WHAT IS ASKED => Repeat only the lines from the one containing "The picture is" through the one containing "import numpy as np", exactly as written, both ends included.
─── INFORMATION SUPPLIED
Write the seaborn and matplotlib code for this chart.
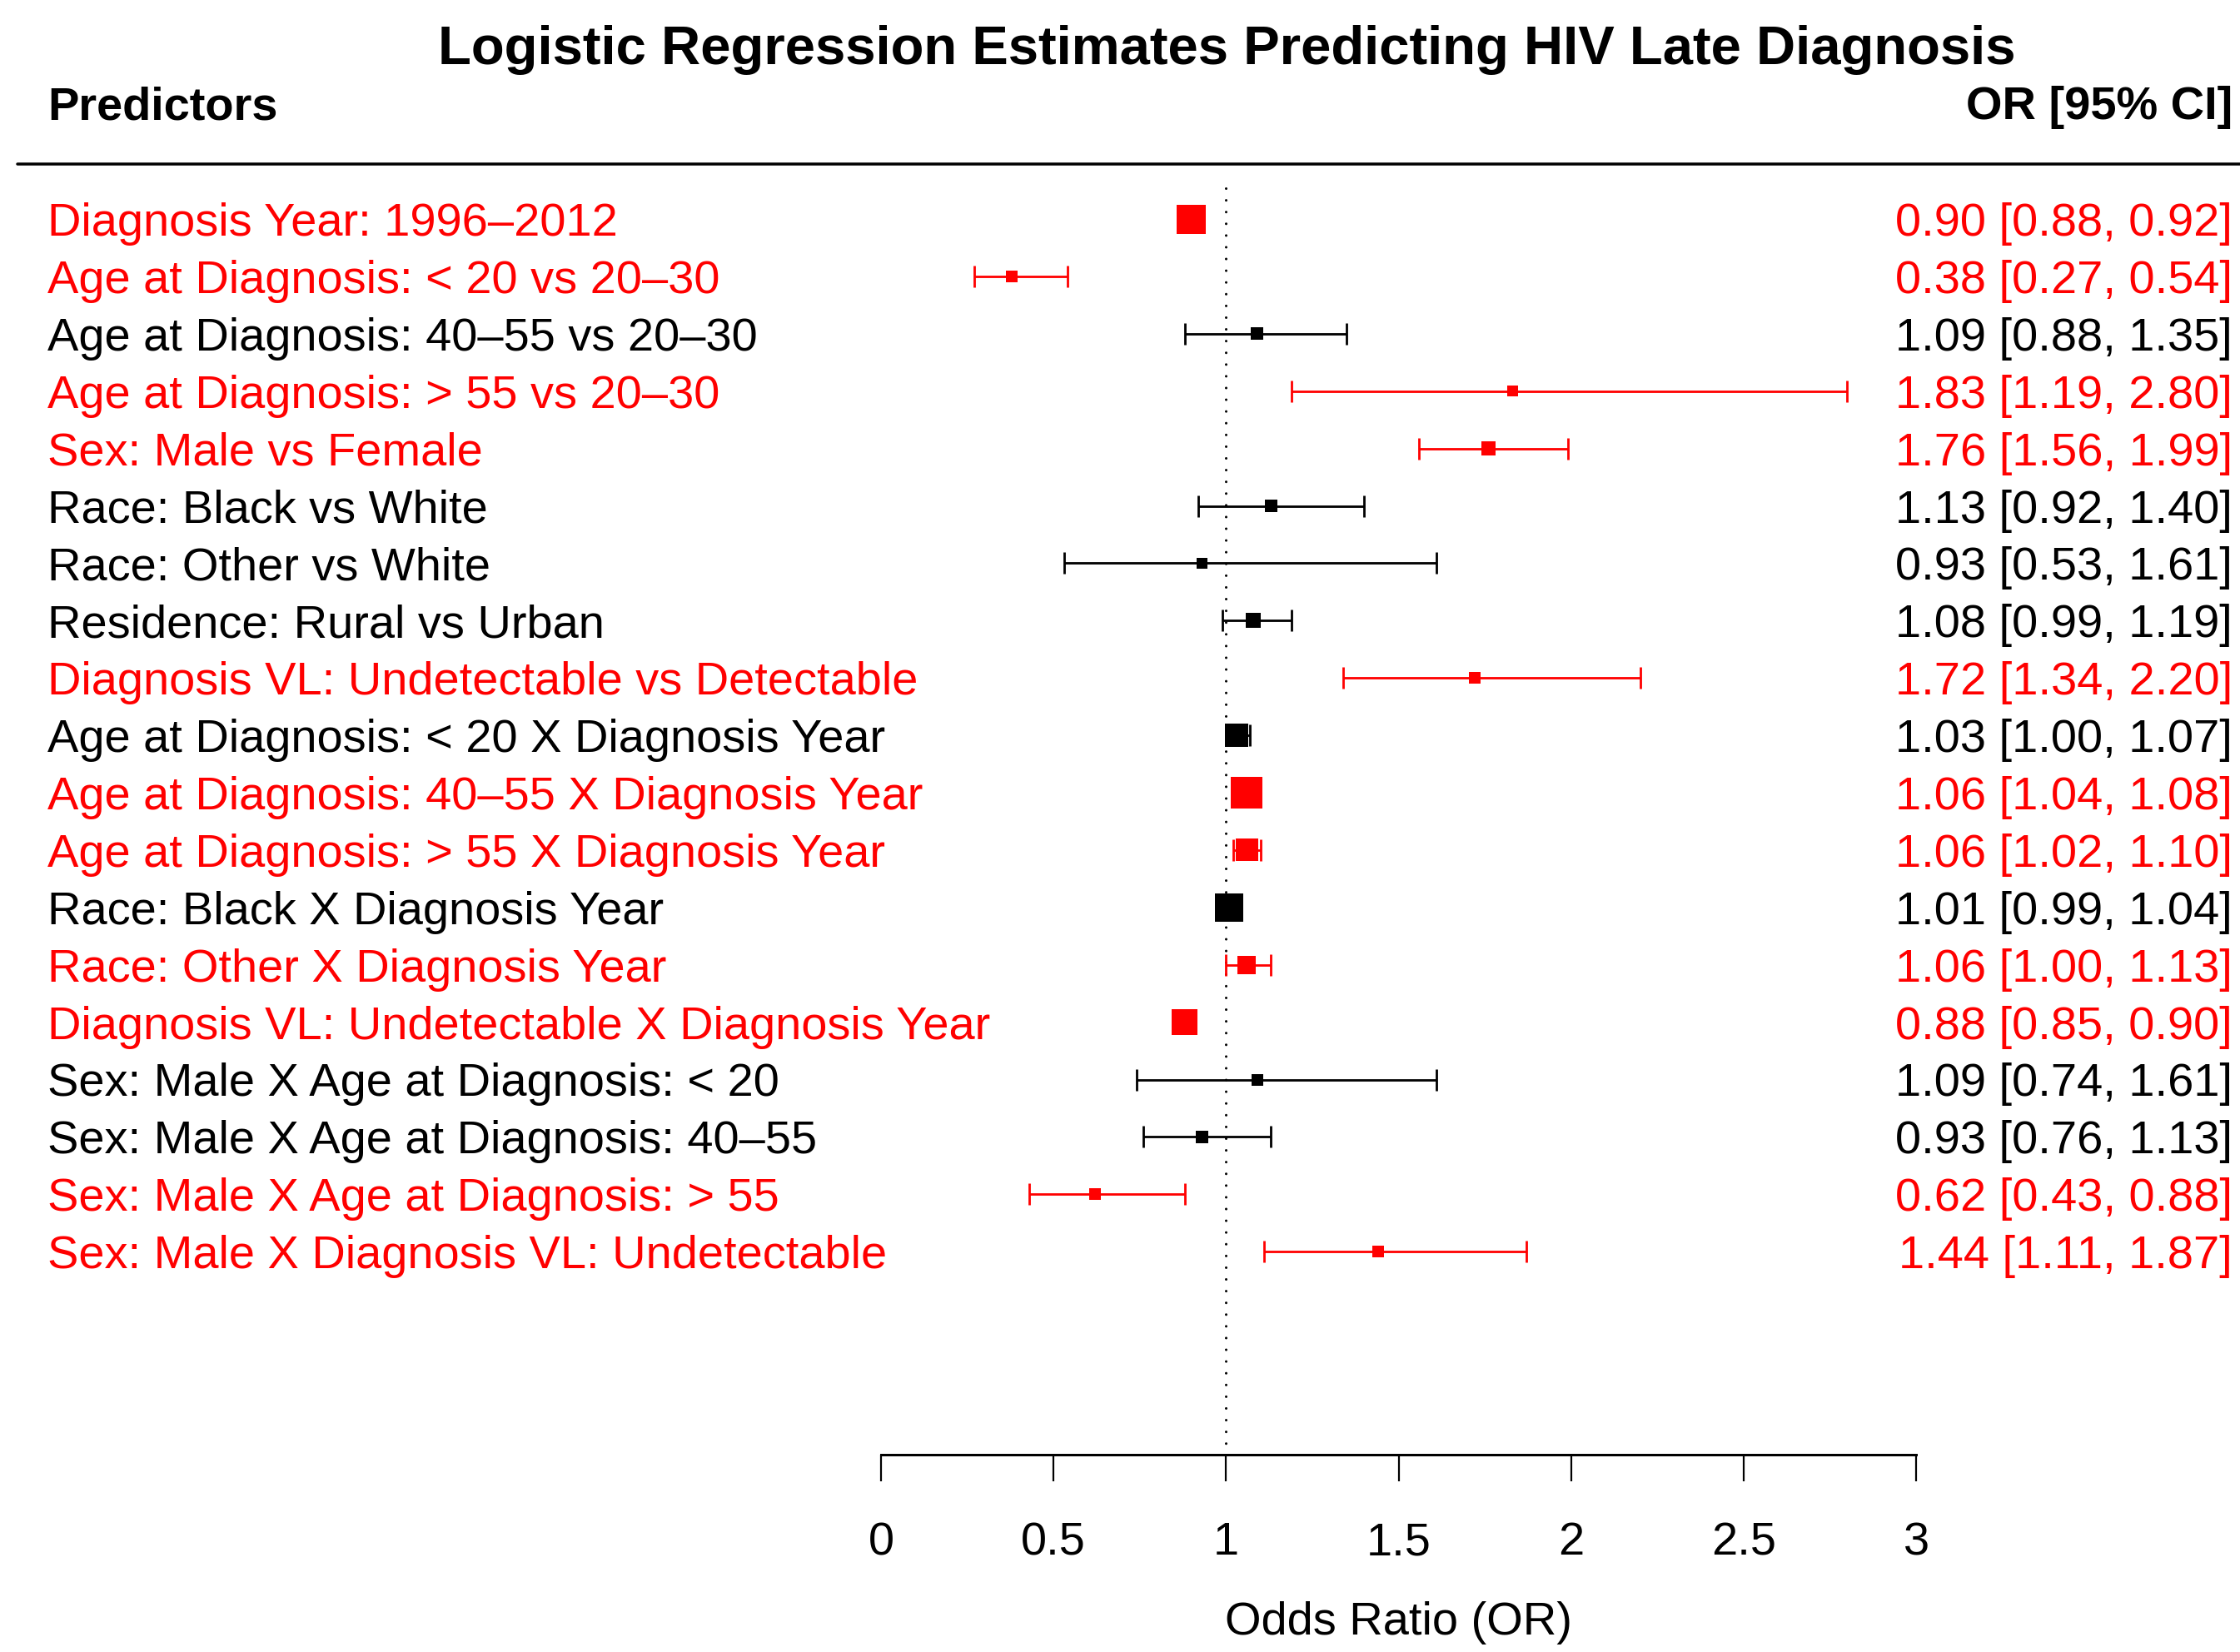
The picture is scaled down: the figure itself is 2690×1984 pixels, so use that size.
import matplotlib
matplotlib.use("Agg")
import matplotlib.pyplot as plt
import matplotlib.transforms as mtransforms
from matplotlib.lines import Line2D
import seaborn as sns
import pandas as pd
import numpy as np

# ---------------- data ----------------
predictors = [
    "Diagnosis Year: 1996\u20132012",
    "Age at Diagnosis: < 20 vs 20\u201330",
    "Age at Diagnosis: 40\u201355 vs 20\u201330",
    "Age at Diagnosis: > 55 vs 20\u201330",
    "Sex: Male vs Female",
    "Race: Black vs White",
    "Race: Other vs White",
    "Residence: Rural vs Urban",
    "Diagnosis VL: Undetectable vs Detectable",
    "Age at Diagnosis: < 20 X Diagnosis Year",
    "Age at Diagnosis: 40\u201355 X Diagnosis Year",
    "Age at Diagnosis: > 55 X Diagnosis Year",
    "Race: Black X Diagnosis Year",
    "Race: Other X Diagnosis Year",
    "Diagnosis VL: Undetectable X Diagnosis Year",
    "Sex: Male X Age at Diagnosis: < 20",
    "Sex: Male X Age at Diagnosis: 40\u201355",
    "Sex: Male X Age at Diagnosis: > 55",
    "Sex: Male X Diagnosis VL: Undetectable",
]
odds_ratio = [0.90, 0.38, 1.09, 1.83, 1.76, 1.13, 0.93, 1.08, 1.72, 1.03,
              1.06, 1.06, 1.01, 1.06, 0.88, 1.09, 0.93, 0.62, 1.44]
ci_lower = [0.88, 0.27, 0.88, 1.19, 1.56, 0.92, 0.53, 0.99, 1.34, 1.00,
            1.04, 1.02, 0.99, 1.00, 0.85, 0.74, 0.76, 0.43, 1.11]
ci_upper = [0.92, 0.54, 1.35, 2.80, 1.99, 1.40, 1.61, 1.19, 2.20, 1.07,
            1.08, 1.10, 1.04, 1.13, 0.90, 1.61, 1.13, 0.88, 1.87]
significant = [True, True, False, True, True, False, False, False, True, False,
               True, True, False, True, True, False, False, True, True]
# relative weight (square side, px)
weight = [35, 14, 15, 13, 17, 15, 13, 18, 14, 28, 38, 27, 34, 22, 31, 14, 15, 14, 14]
x_ticks = [0, 0.5, 1, 1.5, 2, 2.5, 3]
x_tick_labels = ["0", "0.5", "1", "1.5", "2", "2.5", "3"]

df = pd.DataFrame({
    "label": predictors,
    "or": odds_ratio,
    "lo": ci_lower,
    "hi": ci_upper,
    "sig": ["sig" if s else "ns" for s in significant],
    "w": weight,
})
df["row"] = np.arange(len(df))
df["text"] = [f"{o:.2f} [{l:.2f}, {h:.2f}]" for o, l, h in zip(df["or"], df["lo"], df["hi"])]
palette = {"sig": "#FF0000", "ns": "#000000"}

# ---------------- style ----------------
sns.set_theme(style="white")
plt.rcParams["font.family"] = ["Liberation Sans", "DejaVu Sans"]
plt.rcParams["text.color"] = "black"
plt.rcParams["axes.labelcolor"] = "black"
plt.rcParams["xtick.color"] = "black"
plt.rcParams["axes.edgecolor"] = "black"
FS = 40.3

W_PX, H_PX = 2690, 1984
DPI = 100
fig = plt.figure(figsize=(W_PX / DPI, H_PX / DPI), dpi=DPI)
fig.patch.set_facecolor("white")

x0_px, x3_px = 1058, 2301
top_px, bot_px = 197, 1747
ax = fig.add_axes([x0_px / W_PX, 1 - bot_px / H_PX,
                   (x3_px - x0_px) / W_PX, (bot_px - top_px) / H_PX])
row0_px, row_step = 263, 68.9
ax.set_xlim(0, 3)
ax.set_ylim((bot_px - row0_px) / row_step, -(row0_px - top_px) / row_step)
ax.set_facecolor("none")

# reference line at OR = 1
ax.plot([1, 1], [(226 - row0_px) / row_step, ax.get_ylim()[0]], color="black",
        lw=2.2, linestyle=(0, (0.01, 4.6)), dash_capstyle="round", zorder=1,
        clip_on=False)

# confidence intervals
px2pt = 72 / DPI
for key, sub in df.groupby("sig"):
    ax.errorbar(sub["or"], sub["row"],
                xerr=[sub["or"] - sub["lo"], sub["hi"] - sub["or"]],
                fmt="none", ecolor=palette[key], elinewidth=2.8 * px2pt,
                capsize=13 * px2pt, capthick=2.8 * px2pt, zorder=2)

# point estimates (squares sized by weight)
sns.scatterplot(data=df, x="or", y="row", hue="sig", palette=palette,
                marker="s", s=(df["w"] * px2pt) ** 2, linewidth=0,
                legend=False, ax=ax, zorder=3)

# axes styling
for sp in ["top", "left", "right"]:
    ax.spines[sp].set_visible(False)
ax.spines["bottom"].set_linewidth(3 * px2pt)
ax.spines["bottom"].set_color("black")
ax.set_yticks([])
ax.set_xticks(x_ticks)
ax.set_xticklabels(x_tick_labels)
ax.tick_params(axis="x", direction="out", length=32 * px2pt, width=2.2 * px2pt,
               color="black", labelcolor="black", pad=48 * px2pt, labelsize=FS,
               bottom=True)
ax.set_xlabel("Odds Ratio (OR)", fontsize=FS, labelpad=44 * px2pt, color="black")
ax.set_ylabel("")
ax.grid(False)

# row texts
trans = mtransforms.blended_transform_factory(fig.transFigure, ax.transData)
cap_off = 20 / row_step
for _, r in df.iterrows():
    col = palette[r["sig"]]
    ax.text(57 / W_PX, r["row"] + cap_off, r["label"], transform=trans,
            ha="left", va="baseline", fontsize=FS, color=col, clip_on=False)
    ax.text(2681 / W_PX, r["row"] + cap_off, r["text"], transform=trans,
            ha="right", va="baseline", fontsize=FS, color=col, clip_on=False)

# headers and title
fig.text(1473 / W_PX, 1 - 77 / H_PX,
         "Logistic Regression Estimates Predicting HIV Late Diagnosis",
         ha="center", va="baseline", fontsize=47, fontweight="bold", color="black")
fig.text(57 / W_PX, 1 - 143 / H_PX, "Predictors", ha="left", va="baseline",
         fontsize=FS, fontweight="bold", color="black")
fig.text(2681 / W_PX, 1 - 143 / H_PX, "OR [95% CI]", ha="right", va="baseline",
         fontsize=FS, fontweight="bold", color="black")
fig.add_artist(Line2D([21 / W_PX, 1.0], [1 - top_px / H_PX, 1 - top_px / H_PX],
                      transform=fig.transFigure, color="black", lw=3.5 * px2pt))

fig.savefig("out.png", dpi=DPI, facecolor="white")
──────
EXERCISE RESPONSE =>
The picture is scaled down: the figure itself is 2690×1984 pixels, so use that size.
import matplotlib
matplotlib.use("Agg")
import matplotlib.pyplot as plt
import matplotlib.transforms as mtransforms
from matplotlib.lines import Line2D
import seaborn as sns
import pandas as pd
import numpy as np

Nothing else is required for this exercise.